With countries such as Italy pushing to be able to return migrants to, for example, Syria, von der Leyen has further said that the commission is open to reviewing the EU’s list of “designated safe third countries”.
What might be the outcome?
The Polish government won support for its plan to suspend asylum for arrivals from Belarus and Russia, and leaders discussed setting up "return hubs" in countries outside the EU. Von der Leyen said the discussion on how to organise such hubs was still in progress.
The summit’s final statement also reflected the new mood, calling for “determined action at all levels to facilitate, increase and speed up returns from the EU using all relevant EU policies, instruments and tools”.
It will take many more meetings, however, before the bloc arrives at a new set of common policies. In the meantime, national governments will continue to take unilateral measures (according to Dutch media, the Netherlands would like to deport people to Uganda).
Although the talks were reportedly constructive, the pact on migration and asylum, due to take effect over the next two years, has already been weakened. Many now accept it is not tough enough on deportation, and the Netherlands and Hungary are demanding opt-outs.
There are major doubts about the feasibility and legality of the proposed new measures. External partnership deals, under which countries such as Tunisia and Libya are paid to contain and return irregular migrants trying to cross the Mediterranean, have already been heavily criticised by NGOs after revelations of serious human rights abuses there.
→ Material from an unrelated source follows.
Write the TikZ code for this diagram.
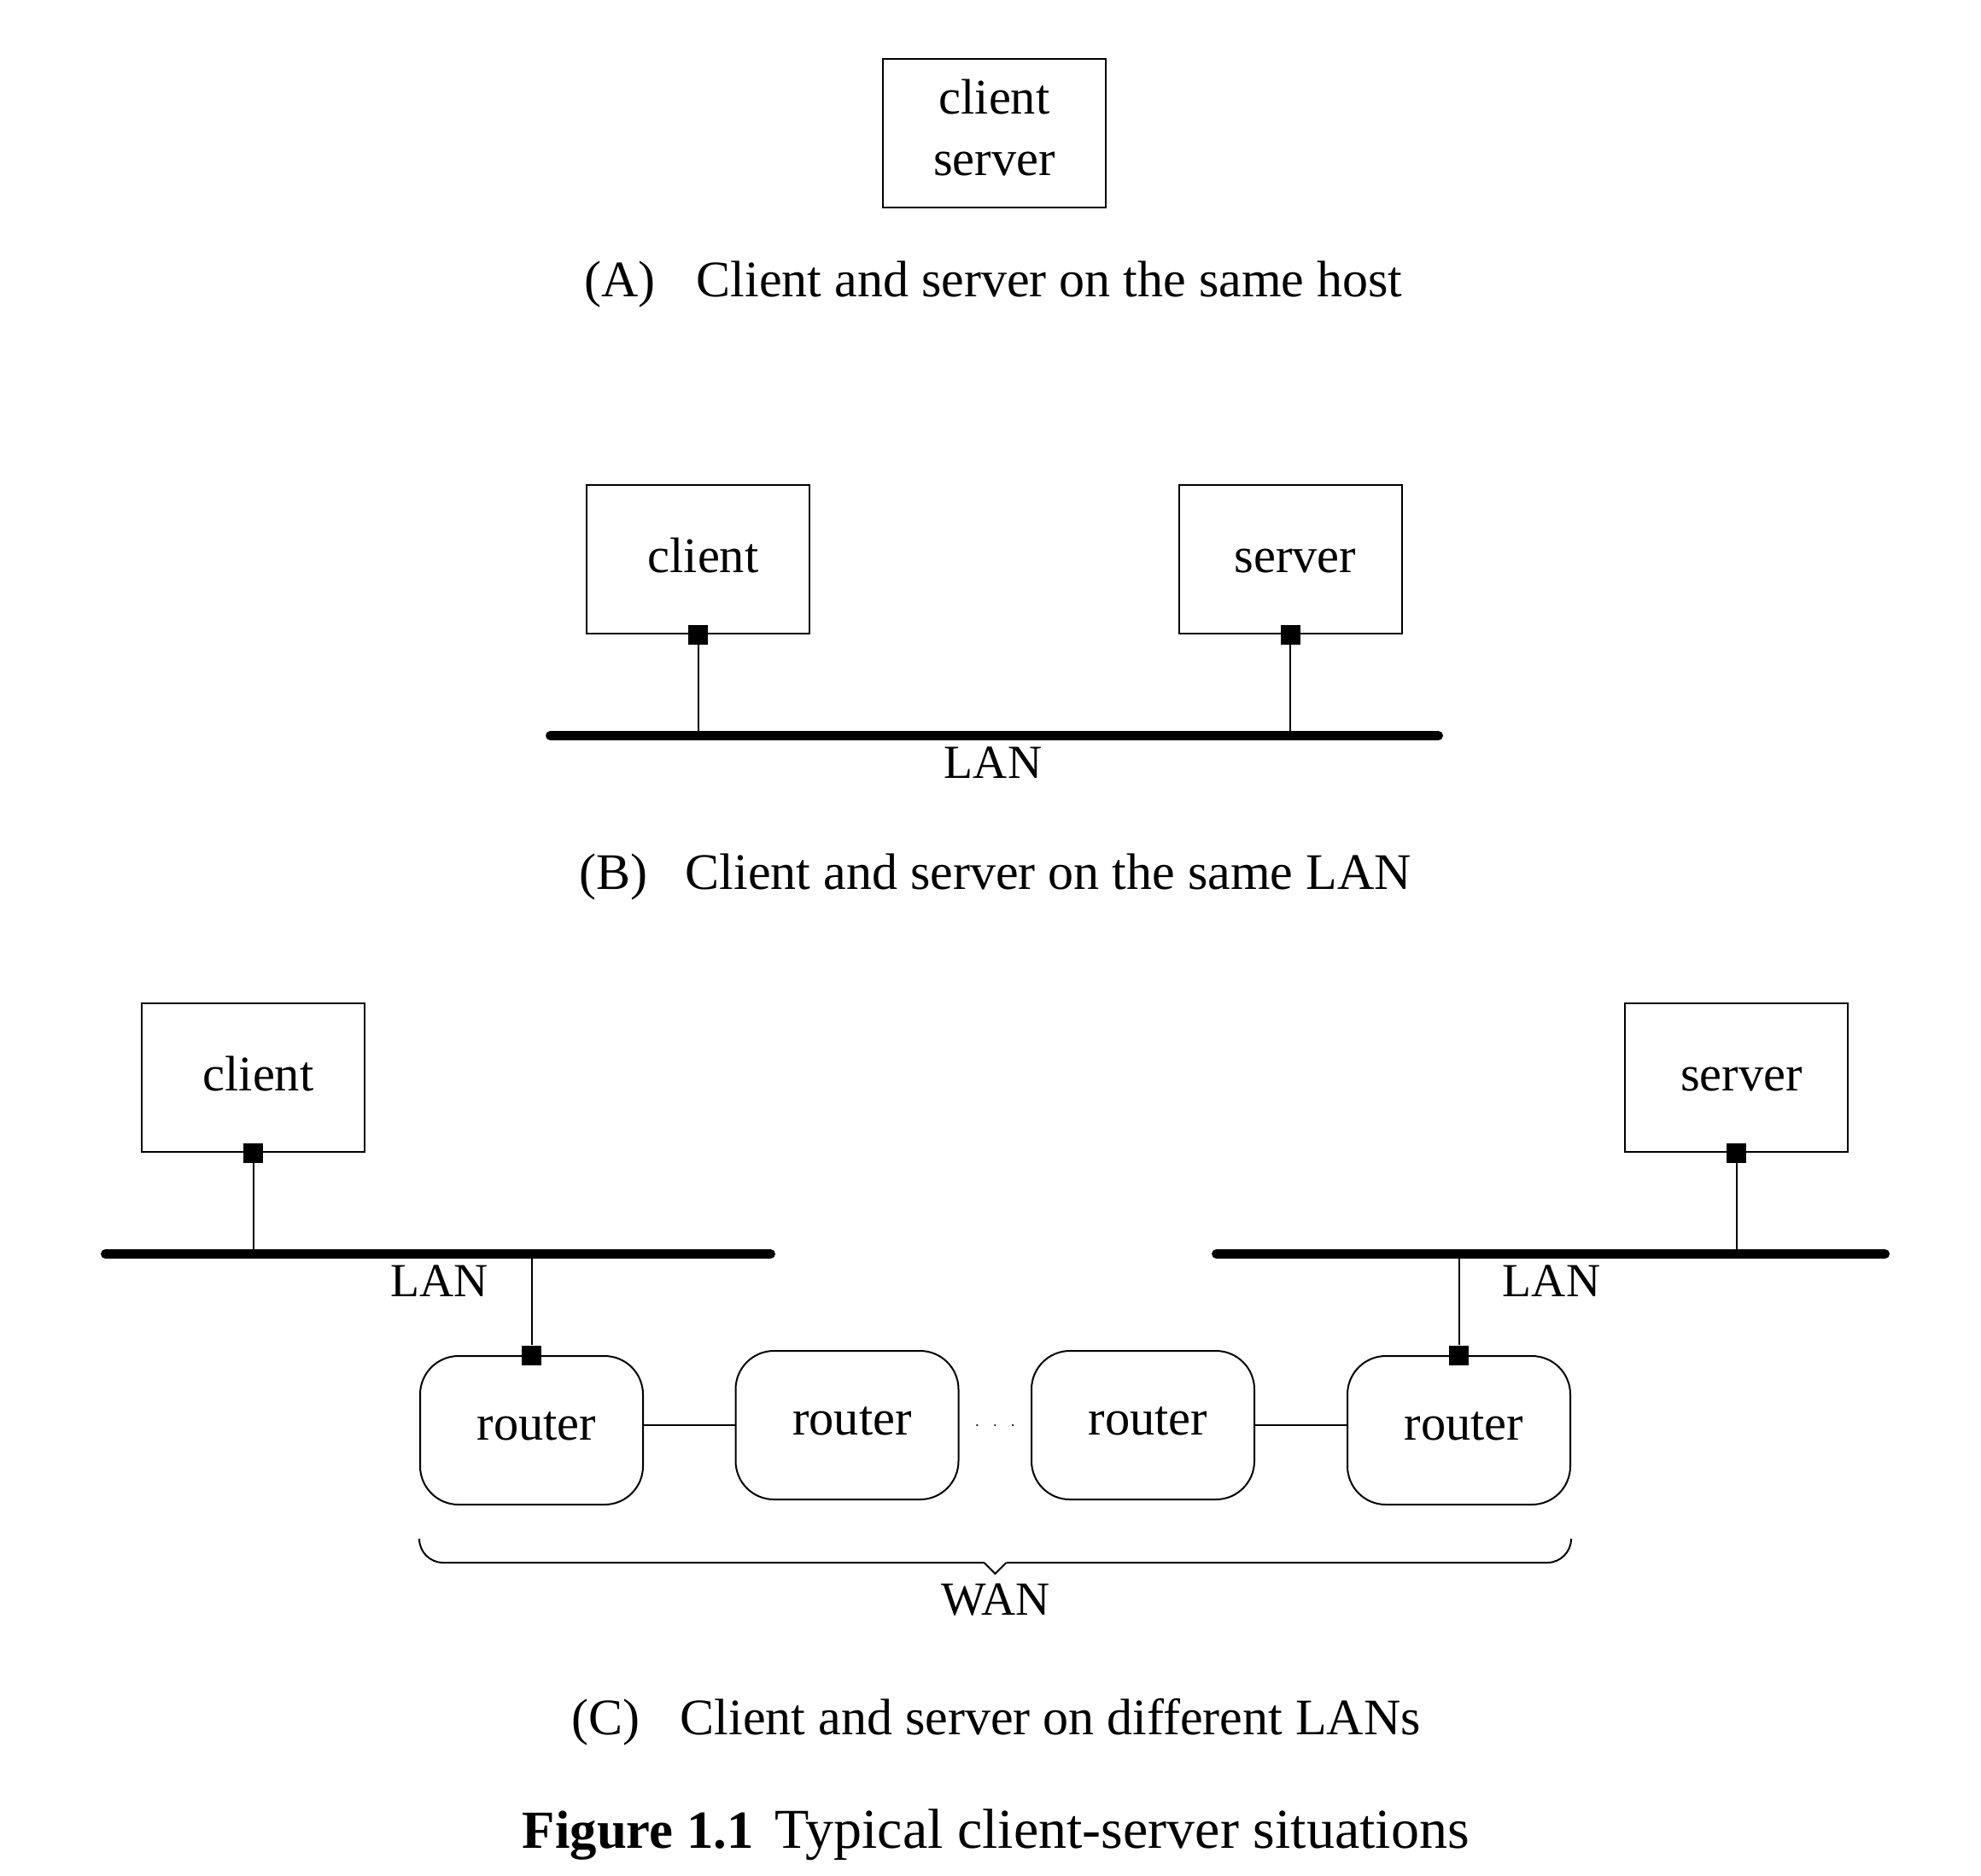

“Hotspots” and “return hubs” are equally controversial, with activists and researchers questioning whether, compared with a well-funded, EU-based asylum system, they can ever be humane, effective or even legal under international law. Four of the first 16 migrants Italy sent to Albania were sent back because they were minors or were deemed vulnerable.
More practically, besides Albania’s deal with Italy and a small-scale agreement between Denmark and Kosovo, it is unclear which non-EU might be willing to host such centres. Some diplomats suspect that for this reason alone, the idea may be a non-starter.